UM-Dearborn research links driving habits, Alzheimer’s risk


Highway ramps are an important part of civic infrastructure. But a UM-Dearborn graduate researcher says data show they also have connections to a growing worldwide health concern.

Using UM-Dearborn-developed computer programs, Sai Santosh Reddy Danda is looking at drivers’ everyday patterns. He said driving behavior may indicate if someone has a higher risk of Alzheimer’s disease.

“Alzheimer’s affects millions of people. When we do day-to-day tasks, there has to be a marker or patterns we exhibit that can help identify if someone is more prone to developing Alzheimer’s in the future,” said Danda, who is advised by Yi Lu Murphey, the Paul K. Trojan Collegiate Professor of Engineering and professor of electrical and computer engineering at UM-Dearborn. Danda works as a research assistant in Murphey’s lab.

“Medical testing is expensive, but early detection is important. So are there behaviors we exhibit that can help us identify who is more at risk? My research shows that there are.”

Working on the multiyear study with Murphey and Michigan Medicine, Danda had participants install devices in their cars to track acceleration, speed, respiratory rate, heart rate and more. Over the course of a month, the devices collected driving data of the participants traversing familiar routes.

Danda said all research participants, who are 65 or older, had PET scan results that showed amyloids, a naturally occurring body protein that’s toxic to brain cells in abnormal levels. The study participants were then put into two groups: one with higher amounts of amyloids (amyloid positive) and one with small amounts (amyloid negative).

To be clear, no one in the study had an Alzheimer’s diagnosis, Danda said. But it is long believed that amyloid plaques — the build-up of amyloids — is a defining characteristic of the disease.

“Wouldn’t you want to know if you were more at risk? If someone knew they were exhibiting higher-risk behaviors, it may give motivation to change unhealthy habits that may play a role in Alzheimer’s risk like smoking, lack of exercise or poor diet,” Danda said.

Analyzing the driving behavior — like how often and aggressively people merge off a ramp and their speed — he’s noted a pattern in biomarkers in the amyloid positive group, like having a higher heart rate or skin temperature when driving on and off the ramp.

Danda said data analysis shows the higher-risk group exhibits more aggressive driving and stress than the amyloid negative group.

Presenting his findings so far, Danda won the Office of Graduate Studies’ Three Minute Thesis Competition last month. The competition provides an opportunity for graduate-level students to share their research in three minutes or less in an uncomplicated and easy-to-understand way.

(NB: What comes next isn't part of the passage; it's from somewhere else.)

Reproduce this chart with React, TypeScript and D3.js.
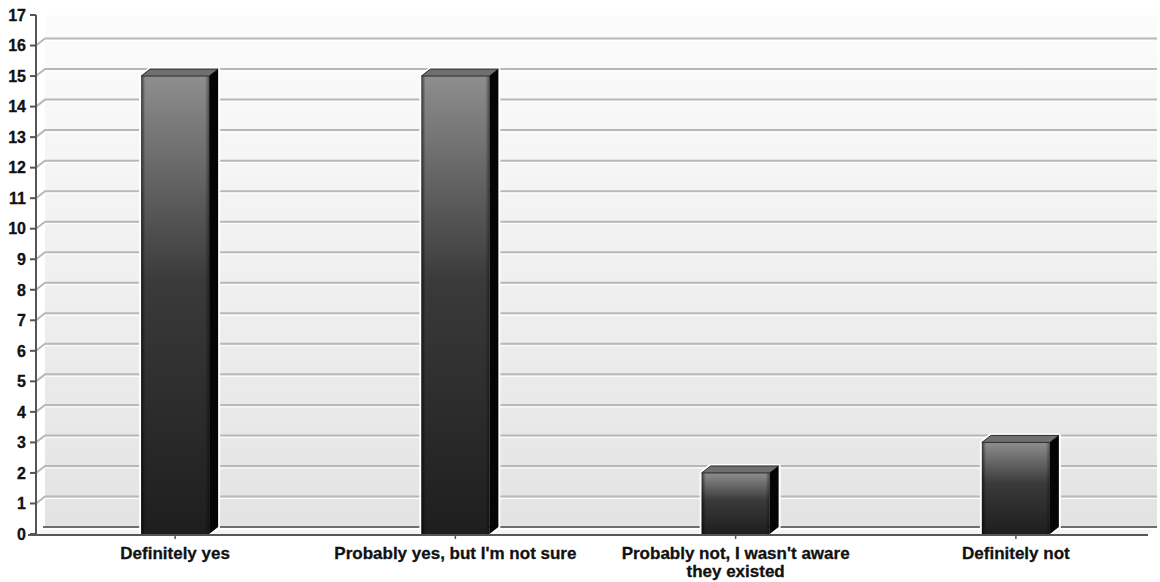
import React from 'react';
import * as d3 from 'd3';

const categories = [
  ['Definitely yes'],
  ["Probably yes, but I'm not sure"],
  ["Probably not, I wasn't aware", 'they existed'],
  ['Definitely not'],
];
const counts = [15, 15, 2, 3];
const yTicks = d3.range(0, 18);

const W = 1160;
const H = 582;
const margin = { top: 15, right: 3, bottom: 48, left: 36 };
const depthX = 9;
const depthY = -7;
const barW = 68;

const App: React.FC = () => {
  const x = d3.scaleBand<number>()
    .domain(counts.map((_, i) => i))
    .range([margin.left, W - margin.right]);

  const y = d3.scaleLinear()
    .domain([0, 17])
    .range([H - margin.bottom, margin.top]);

  const y0 = y(0);
  const right = W - margin.right;
  const font = '"Liberation Sans", Arial, sans-serif';

  return (
    <svg width={W} height={H} style={{ position: 'absolute', left: 0, top: 0, background: '#fff' }}>
      <defs>
        <linearGradient id="wall" x1="0" y1="0" x2="0" y2="1">
          <stop offset="0" stopColor="#fcfcfc" />
          <stop offset="0.5" stopColor="#f0f0f0" />
          <stop offset="1" stopColor="#e3e3e3" />
        </linearGradient>
        <linearGradient id="front" x1="0" y1="0" x2="0" y2="1">
          <stop offset="0" stopColor="#8e8e8e" />
          <stop offset="0.45" stopColor="#3a3a3a" />
          <stop offset="1" stopColor="#1e1e1e" />
        </linearGradient>
        <linearGradient id="frontEdge" x1="0" y1="0" x2="1" y2="0">
          <stop offset="0" stopColor="#000" stopOpacity="0.6" />
          <stop offset="0.06" stopColor="#000" stopOpacity="0" />
          <stop offset="0.94" stopColor="#000" stopOpacity="0" />
          <stop offset="1" stopColor="#000" stopOpacity="0.4" />
        </linearGradient>
      </defs>

      {/* back wall */}
      <rect x={margin.left + depthX} y={margin.top} width={right - margin.left - depthX}
        height={y0 + depthY - margin.top} fill="url(#wall)" />

      {/* grid lines on back wall */}
      {yTicks.filter(t => t > 0 && t < 17).map(t => (
        <g key={t}>
          <path d={`M${margin.left},${y(t)} L${margin.left + depthX},${y(t) + depthY} H${right}`}
            fill="none" stroke="#b8b8b8" strokeWidth={2} />
          <line x1={margin.left + depthX} x2={right} y1={y(t) + depthY + 2} y2={y(t) + depthY + 2}
            stroke="#fff" strokeWidth={1} />
        </g>
      ))}

      {/* floor */}
      <path d={`M${margin.left},${y0} L${margin.left + depthX},${y0 + depthY} H${right} L${right - depthX},${y0} Z`}
        fill="#f4f4f4" />
      <line x1={margin.left + depthX - 2} x2={right} y1={y0 + depthY} y2={y0 + depthY}
        stroke="#6e6e6e" strokeWidth={2} />
      <line x1={margin.left + depthX - 2} x2={right} y1={y0 + depthY + 2} y2={y0 + depthY + 2}
        stroke="#fff" strokeWidth={2} />

      {/* bars */}
      {counts.map((v, i) => {
        const cx = (x(i) ?? 0) + x.bandwidth() / 2 - 1;
        const x0 = cx - barW / 2;
        const x1 = cx + barW / 2;
        const yt = y(v);
        const outline = `M${x0},${y0} V${yt} L${x0 + depthX},${yt + depthY} H${x1 + depthX} V${y0 + depthY} L${x1},${y0} Z`;
        return (
          <g key={i}>
            <path d={outline} fill="none" stroke="#fff" strokeWidth={4} strokeLinejoin="round" />
            <rect x={x0} y={yt} width={barW} height={y0 - yt} fill="url(#front)" />
            <rect x={x0} y={yt} width={barW} height={y0 - yt} fill="url(#frontEdge)" />
            <path d={`M${x0},${yt} L${x0 + depthX},${yt + depthY} H${x1 + depthX} L${x1},${yt} Z`}
              fill="#6f6f6f" stroke="#2a2a2a" strokeWidth={1} />
            <path d={`M${x1},${yt} L${x1 + depthX},${yt + depthY} V${y0 + depthY} L${x1},${y0} Z`}
              fill="#050505" />
          </g>
        );
      })}

      {/* axes */}
      <line x1={margin.left} x2={margin.left} y1={margin.top} y2={y0} stroke="#555" strokeWidth={2} />
      <line x1={margin.left - 8} x2={right - depthX} y1={y0 + 1} y2={y0 + 1} stroke="#555" strokeWidth={2} />

      {yTicks.map(t => (
        <g key={t} transform={`translate(${margin.left},${y(t)})`}>
          <line x1={-6} x2={0} stroke="#555" strokeWidth={2} />
          <text x={-10} dy="0.36em" textAnchor="end" fontFamily={font} fontWeight="bold"
            fontSize={16} fill="#111" stroke="#111" strokeWidth={0.3}>{t}</text>
        </g>
      ))}

      {categories.map((lines, i) => {
        const cx = (x(i) ?? 0) + x.bandwidth() / 2 - 1;
        return (
          <g key={i}>
            <line x1={cx} x2={cx} y1={y0 + 1} y2={y0 + 5} stroke="#555" strokeWidth={1.5} />
            <text x={cx} y={559} textAnchor="middle" fontFamily={font} fontWeight="bold"
              fontSize={17} fill="#111" stroke="#111" strokeWidth={0.3}>
              {lines.map((l, j) => (
                <tspan key={j} x={cx} dy={j === 0 ? 0 : 18}>{l}</tspan>
              ))}
            </text>
          </g>
        );
      })}
    </svg>
  );
};

export default App;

Danda represented the university at the Midwestern Association of Graduate Schools regional competition April 3-5 in St. Louis.

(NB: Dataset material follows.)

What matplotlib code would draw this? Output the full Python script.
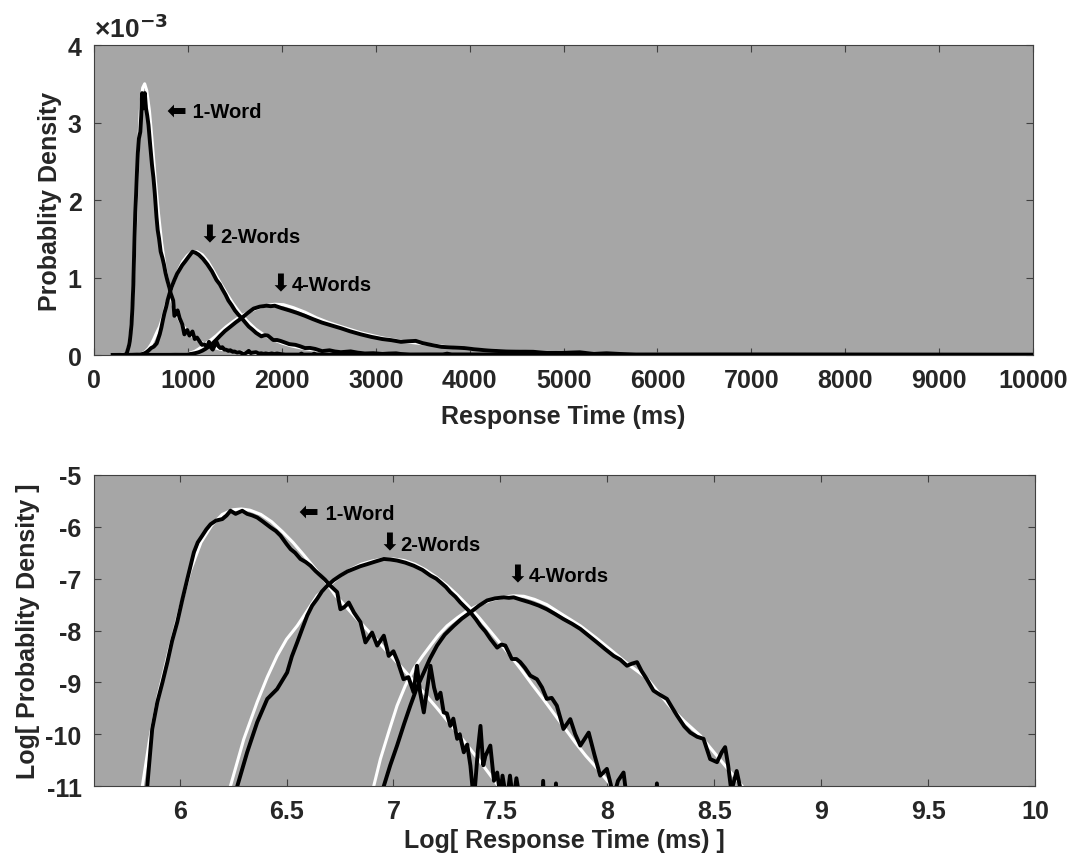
"""Response time densities: empirical (black) vs fitted (white), linear and log scales."""

import numpy as np
import matplotlib
matplotlib.use("Agg")
import matplotlib.pyplot as plt

# values read in log space: x = ln(RT ms), y = ln(density)
emp1_lx = [5.30, 5.70, 5.80, 5.849, 5.872, 5.896, 5.92, 5.943, 5.965, 5.989, 6.012, 6.036, 6.067,
           6.085, 6.106, 6.125, 6.145, 6.17, 6.20, 6.22, 6.238, 6.262, 6.293, 6.316, 6.34, 6.363,
           6.39, 6.425, 6.45, 6.472, 6.50, 6.519, 6.54, 6.565, 6.59, 6.612, 6.635, 6.659, 6.68,
           6.706, 6.737, 6.752, 6.77, 6.791, 6.815, 6.846, 6.869, 6.90, 6.924, 6.955, 6.978, 7.00,
           7.02, 7.047, 7.07, 7.094, 7.11, 7.125, 7.142, 7.173, 7.19, 7.204, 7.22, 7.235, 7.25,
           7.266, 7.28, 7.298, 7.31, 7.329, 7.345, 7.36, 7.376, 7.395, 7.407, 7.42, 7.43, 7.453,
           7.47, 7.485, 7.50, 7.51, 7.53, 7.545, 7.56, 7.575, 7.593, 7.62, 7.69, 7.70, 7.71, 7.75,
           7.76, 7.77, 8.00, 8.50, 9.25]
emp1_ly = [-14, -14, -12.5, -11.0, -9.90, -9.38, -9.0, -8.61, -8.2, -7.84, -7.42, -7.01, -6.49,
           -6.3, -6.17, -6.05, -5.95, -5.88, -5.85, -5.78, -5.69, -5.75, -5.69, -5.75, -5.78, -5.82,
           -5.9, -6.01, -6.08, -6.17, -6.33, -6.43, -6.5, -6.62, -6.68, -6.75, -6.85, -6.94, -7.02,
           -7.14, -7.26, -7.59, -7.55, -7.46, -7.65, -7.84, -8.23, -8.04, -8.29, -8.10, -8.49, -8.4,
           -8.6, -8.94, -8.9, -9.19, -8.68, -9.2, -9.58, -8.68, -9.1, -9.32, -9.2, -9.58, -9.6,
           -9.84, -9.7, -10.09, -10.0, -10.35, -10.2, -10.61, -11.3, -10.3, -9.84, -10.6, -10.42, -10.22,
           -10.9, -10.74, -11.2, -10.8, -11.3, -10.8, -11.3, -10.85, -11.3, -12, -12, -10.9, -12, -12,
           -10.95, -12, -12.5, -13, -13.5]

emp2_lx = [5.30, 6.00, 6.20, 6.27, 6.316, 6.363, 6.41, 6.456, 6.503, 6.525, 6.55, 6.575, 6.597,
           6.62, 6.643, 6.665, 6.69, 6.72, 6.752, 6.785, 6.815, 6.845, 6.877, 6.915, 6.955, 6.985,
           7.017, 7.055, 7.095, 7.135, 7.173, 7.20, 7.22, 7.245, 7.266, 7.29, 7.313, 7.335, 7.36,
           7.385, 7.407, 7.43, 7.453, 7.485, 7.505, 7.523, 7.554, 7.575, 7.593, 7.615, 7.64, 7.671,
           7.695, 7.717, 7.74, 7.764, 7.795, 7.827, 7.85, 7.874, 7.913, 7.94, 7.967, 7.998, 8.03,
           8.05, 8.076, 8.09, 8.12, 8.22, 8.232, 8.245, 8.60, 9.25]
emp2_ly = [-14, -13, -12, -11.0, -10.35, -9.77, -9.32, -9.13, -8.81, -8.5, -8.23, -7.95, -7.71,
           -7.52, -7.39, -7.25, -7.14, -7.03, -6.94, -6.86, -6.81, -6.76, -6.72, -6.67, -6.62, -6.63,
           -6.65, -6.69, -6.75, -6.83, -6.94, -7.0, -7.07, -7.16, -7.26, -7.35, -7.46, -7.55, -7.65,
           -7.78, -7.91, -8.02, -8.16, -8.33, -8.27, -8.29, -8.55, -8.55, -8.61, -8.72, -8.87, -8.94,
           -9.1, -9.32, -9.3, -9.45, -9.90, -9.71, -10.0, -10.22, -9.97, -10.4, -10.80, -10.67, -11.2,
           -10.9, -10.74, -11.2, -12, -12, -10.95, -12, -12.5, -13]

emp4_lx = [5.30, 6.70, 6.90, 6.955, 6.985, 7.017, 7.05, 7.079, 7.11, 7.142, 7.17, 7.204, 7.24,
           7.282, 7.32, 7.36, 7.40, 7.438, 7.475, 7.516, 7.54, 7.562, 7.60, 7.64, 7.68, 7.717,
           7.755, 7.795, 7.835, 7.874, 7.91, 7.952, 7.99, 8.03, 8.06, 8.092, 8.115, 8.139, 8.16,
           8.185, 8.216, 8.25, 8.279, 8.305, 8.326, 8.36, 8.388, 8.42, 8.45, 8.481, 8.513, 8.535,
           8.551, 8.565, 8.58, 8.605, 8.63, 8.66, 9.25]
emp4_ly = [-14, -13, -12, -11.0, -10.6, -10.22, -9.8, -9.45, -9.1, -8.81, -8.55, -8.29, -8.08,
           -7.91, -7.77, -7.65, -7.52, -7.42, -7.38, -7.36, -7.37, -7.36, -7.41, -7.46, -7.52, -7.59,
           -7.68, -7.78, -7.87, -7.97, -8.09, -8.23, -8.36, -8.49, -8.56, -8.68, -8.64, -8.61, -8.78,
           -8.94, -9.16, -9.25, -9.32, -9.5, -9.64, -9.85, -9.97, -10.05, -10.09, -10.48, -10.54, -10.35,
           -10.25, -10.6, -11.1, -10.71, -11.2, -12, -13]

fit1_lx = [5.50, 5.826, 5.86, 5.90, 5.95, 6.00, 6.05, 6.10, 6.15, 6.20, 6.25, 6.29, 6.33, 6.38,
           6.43, 6.48, 6.53, 6.58, 6.63, 6.68, 6.73, 6.78, 6.83, 6.88, 6.93, 6.98, 7.04, 7.10, 7.20,
           7.30, 7.40, 7.50, 7.60, 8.50, 9.25]
fit1_ly = [-16, -11.0, -10.1, -9.25, -8.4, -7.6, -6.85, -6.3, -5.97, -5.76, -5.67, -5.655, -5.68,
           -5.76, -5.9, -6.09, -6.3, -6.54, -6.79, -7.04, -7.33, -7.55, -7.78, -8.0, -8.22, -8.45,
           -8.72, -9.0, -9.48, -9.98, -10.5, -11.05, -11.6, -16, -20]

fit2_lx = [5.90, 6.10, 6.238, 6.30, 6.363, 6.41, 6.456, 6.50, 6.55, 6.60, 6.643, 6.70, 6.75, 6.80,
           6.85, 6.90, 6.95, 7.00, 7.05, 7.10, 7.15, 7.20, 7.25, 7.30, 7.35, 7.40, 7.45, 7.50, 7.55,
           7.60, 7.65, 7.70, 7.75, 7.80, 7.85, 7.90, 7.95, 8.00, 8.06, 8.20, 9.25]
fit2_ly = [-15, -12.5, -11.0, -10.1, -9.38, -8.9, -8.49, -8.17, -7.91, -7.6, -7.33, -7.13, -6.95,
           -6.82, -6.72, -6.66, -6.62, -6.62, -6.65, -6.72, -6.83, -6.97, -7.13, -7.32, -7.53, -7.75,
           -8.0, -8.25, -8.5, -8.77, -9.05, -9.32, -9.6, -9.88, -10.16, -10.42, -10.65, -10.9, -11.2,
           -12.2, -17]

fit4_lx = [6.50, 6.70, 6.908, 6.939, 6.98, 7.017, 7.055, 7.095, 7.135, 7.173, 7.21, 7.251, 7.30,
           7.345, 7.40, 7.453, 7.51, 7.562, 7.61, 7.66, 7.717, 7.77, 7.82, 7.874, 7.95, 8.03, 8.10,
           8.185, 8.25, 8.30, 8.36, 8.435, 8.513, 8.59, 8.65, 8.80, 9.25]
fit4_ly = [-15, -13, -11.0, -10.48, -9.93, -9.45, -9.07, -8.74, -8.5, -8.29, -8.09, -7.91, -7.75,
           -7.62, -7.51, -7.42, -7.36, -7.33, -7.34, -7.4, -7.5, -7.64, -7.77, -7.91, -8.15, -8.42,
           -8.66, -8.92, -9.25, -9.5, -9.75, -10.03, -10.42, -10.8, -11.1, -11.8, -14]

empirical = [(emp1_lx, emp1_ly), (emp2_lx, emp2_ly), (emp4_lx, emp4_ly)]
fitted = [(fit1_lx, fit1_ly), (fit2_lx, fit2_ly), (fit4_lx, fit4_ly)]

# annotation anchors (arrow glyph, label) per panel
top_notes = [(768, 3.16, "\u2b05", " 1-Word"), (1120, 1.55, "\u2b07", "2-Words"),
             (1876, 0.93, "\u2b07", "4-Words")]
bot_notes = [(6.556, -5.71, "\u2b05", " 1-Word"), (6.935, -6.31, "\u2b07", "2-Words"),
             (7.533, -6.91, "\u2b07", "4-Words")]

FONT = ["Liberation Sans", "DejaVu Sans"]
TXT = "#262626"
BG = "#a6a6a6"

plt.rcParams["font.family"] = FONT
plt.rcParams["font.weight"] = "bold"
plt.rcParams["axes.unicode_minus"] = False

fig = plt.figure(figsize=(10.71, 8.62), dpi=100)
ax_top = fig.add_axes([0.0878, 0.5870, 0.8768, 0.3596])
ax_bot = fig.add_axes([0.0878, 0.0870, 0.8786, 0.3608])

for ax in (ax_top, ax_bot):
    ax.set_facecolor(BG)
    for s in ax.spines.values():
        s.set_color("#404040")
        s.set_linewidth(0.8)
    ax.tick_params(direction="in", length=5, width=0.8, color="#404040",
                   top=True, right=True, labelsize=18, labelcolor=TXT, pad=9)


def annotate(ax, notes):
    for x, y, arrow, label in notes:
        t = ax.text(x, y, arrow, fontsize=17, color="black", va="center", ha="left",
                    family=["DejaVu Sans"], fontweight="bold")
        ax.annotate(label, xy=(1, 0.5), xycoords=t, xytext=(1, -1), textcoords="offset points",
                    fontsize=14.5, fontweight="bold", color="black", va="center", ha="left")


# top: linear scale, density in units of 1e-3
for lx, ly in fitted:
    ax_top.plot(np.exp(lx), np.exp(ly) * 1e3, color="white", lw=2.2, zorder=2)
for lx, ly in empirical:
    ax_top.plot(np.exp(lx), np.exp(ly) * 1e3, color="black", lw=2.8, zorder=3)

ax_top.set_xlim(0, 10000)
ax_top.set_ylim(0, 4)
ax_top.set_xticks(np.arange(0, 10001, 1000))
ax_top.set_yticks([0, 1, 2, 3, 4])
ax_top.set_xlabel("Response Time (ms)", fontsize=18, fontweight="bold", color=TXT, labelpad=9)
ax_top.set_ylabel("Probablity Density", fontsize=18, fontweight="bold", color=TXT, labelpad=4)
ax_top.text(0.0, 1.01, "×10$^{\\mathbf{-3}}$", transform=ax_top.transAxes, fontsize=19,
            color=TXT, ha="left", va="bottom")
annotate(ax_top, top_notes)

# bottom: log-log
for lx, ly in fitted:
    ax_bot.plot(lx, ly, color="white", lw=2.2, zorder=2)
for lx, ly in empirical:
    ax_bot.plot(lx, ly, color="black", lw=2.8, zorder=3)

ax_bot.set_xlim(5.6, 10)
ax_bot.set_ylim(-11, -5)
ax_bot.set_xticks([6, 6.5, 7, 7.5, 8, 8.5, 9, 9.5, 10])
ax_bot.set_xticklabels(["6", "6.5", "7", "7.5", "8", "8.5", "9", "9.5", "10"])
ax_bot.set_yticks([-11, -10, -9, -8, -7, -6, -5])
ax_bot.set_xlabel("Log[ Response Time (ms) ]", fontsize=18, fontweight="bold", color=TXT, labelpad=4)
ax_bot.set_ylabel("Log[ Probablity Density ]", fontsize=18, fontweight="bold", color=TXT, labelpad=4)
annotate(ax_bot, bot_notes)

fig.savefig("out.png", dpi=100)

“I wanted to get more experience in presenting, and I was very grateful that this opportunity was available on campus,” he said. “I’m from India and English is my second language. It was a good way to practice my English. And, as a researcher, I’ll need to present at conferences, so it is important to take any opportunity to practice presentation and communication skills.”

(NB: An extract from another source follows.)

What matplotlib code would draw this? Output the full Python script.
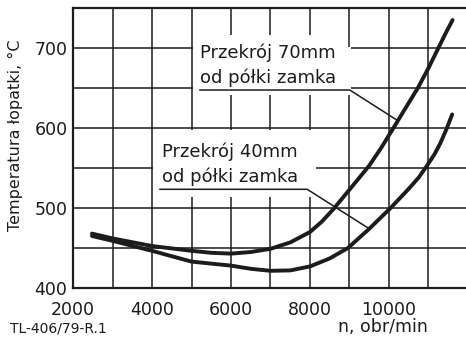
import matplotlib.pyplot as plt
from matplotlib.patches import Polygon
from matplotlib.ticker import MultipleLocator

plt.rcParams['font.family'] = 'DejaVu Sans'

ink = '#1c1c1c'

# blade temperature vs rotor speed, section 70 mm from the root platform
n_70 = [2480, 3000, 4000, 5000, 5500, 6000, 6500, 7000, 7500, 8000, 8300, 8600, 9000, 9500,
        9800, 10100, 10420, 10730, 11000, 11240, 11430, 11610]
t_70 = [468, 462, 452.5, 446.5, 444, 443, 445, 449, 457, 470, 483, 499, 523, 553,
        575, 599, 625, 650, 675, 699, 718, 735]

# section 40 mm from the root platform
n_40 = [2480, 3000, 4000, 5000, 6000, 6500, 7000, 7500, 8000, 8500, 8960, 9500, 10040,
        10500, 10750, 10950, 11150, 11300, 11450, 11600]
t_40 = [465, 459, 446.5, 433, 428, 424, 421.5, 422, 427, 437, 450, 474, 500,
        524, 538, 552, 567, 581, 598, 617]

label_70 = ['Przekrój 70mm', 'od półki zamka']
label_40 = ['Przekrój 40mm', 'od półki zamka']

x_ticks = [2000, 4000, 6000, 8000, 10000]
y_ticks = [400, 500, 600, 700]

fig = plt.figure(figsize=(4.66, 3.4), dpi=100)
ax = fig.add_axes([0.1567, 0.1529, 0.8433, 0.8235])

ax.set_xlim(2000, 11950)
ax.set_ylim(400, 750)
ax.set_xticks(x_ticks)
ax.set_yticks(y_ticks)
ax.xaxis.set_minor_locator(MultipleLocator(1000))
ax.yaxis.set_minor_locator(MultipleLocator(50))
ax.set_axisbelow(True)
ax.grid(which='both', color=ink, linewidth=1.1)
ax.tick_params(which='both', length=0, labelsize=12.5, colors=ink)
ax.tick_params(axis='x', pad=9)
ax.tick_params(axis='y', pad=4)

for side in ['left', 'bottom', 'top']:
    ax.spines[side].set_linewidth(1.6)
    ax.spines[side].set_color(ink)
ax.spines['right'].set_visible(False)

# white areas behind the two captions
ax.add_patch(Polygon([(5030, 641), (9030, 641), (9030, 701), (8970, 701), (8970, 716), (5030, 716)],
                     closed=True, facecolor='white', edgecolor='none', zorder=1))
ax.add_patch(Polygon([(4030, 514), (8150, 514), (8150, 598), (4030, 598)],
                     closed=True, facecolor='white', edgecolor='none', zorder=1))

ax.plot(n_70, t_70, color=ink, linewidth=2.8, solid_capstyle='round', solid_joinstyle='round', zorder=3)
ax.plot(n_40, t_40, color=ink, linewidth=2.8, solid_capstyle='round', solid_joinstyle='round', zorder=3)

# captions with their leader lines
ax.text(5213, 687.5, label_70[0], fontsize=13, color=ink, va='baseline', zorder=4)
ax.text(5213, 656, label_70[1], fontsize=13, color=ink, va='baseline', zorder=4)
ax.plot([5213, 9008, 10230], [647.5, 647.5, 609], color=ink, linewidth=1.1, zorder=2.5)

ax.text(4245, 564, label_40[0], fontsize=13, color=ink, va='baseline', zorder=4)
ax.text(4245, 533, label_40[1], fontsize=13, color=ink, va='baseline', zorder=4)
ax.plot([4200, 7930, 9471], [523.4, 523.4, 475], color=ink, linewidth=1.1, zorder=2.5)

fig.text(15 / 466, 0.6015, 'Temperatura łopatki, °C', rotation=90, ha='center', va='center',
         fontsize=11.5, color=ink)
fig.text(428 / 466, 1 - 327 / 340, 'n, obr/min', ha='right', va='center', fontsize=12.5, color=ink)
fig.text(10 / 466, 1 - 329 / 340, 'TL-406/79-R.1', ha='left', va='center', fontsize=10, color=ink)

fig.savefig('out.png', dpi=100)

Encouraged by Murphey, Danda also submitted his research abstract to present at the international Alzheimer’s Association’s conference this summer. The conference attracts top researchers, clinicians and dementia professionals.

Danda said he has gotten experience in cutting-edge technology and research while at UM-Dearborn.

“As a kid, I’d play video games and noticed the ones I liked playing, like sports or racing games, had statistics and data patterns that factored into performance,” he said. “So I knew I wanted to go into a field that included this type of thinking and I came to UM-Dearborn for graduate school because of the faculty expertise and because Michigan is an automotive hub.”

Looking toward the future, Danda continues to be interested in data gathering for automotive and health applications. But he also wants to be sure he is doing something that advances knowledge and makes the world a better place.

“Using research data, I want to provide good technologies to help serve the community,” he said. “I know I’m not doing surgery or anything like that, but research like this has the potential to decrease patient death and to increase awareness and quality of life. No matter what I do in the future, I want the main purpose of it to be about the betterment of the world we live in.”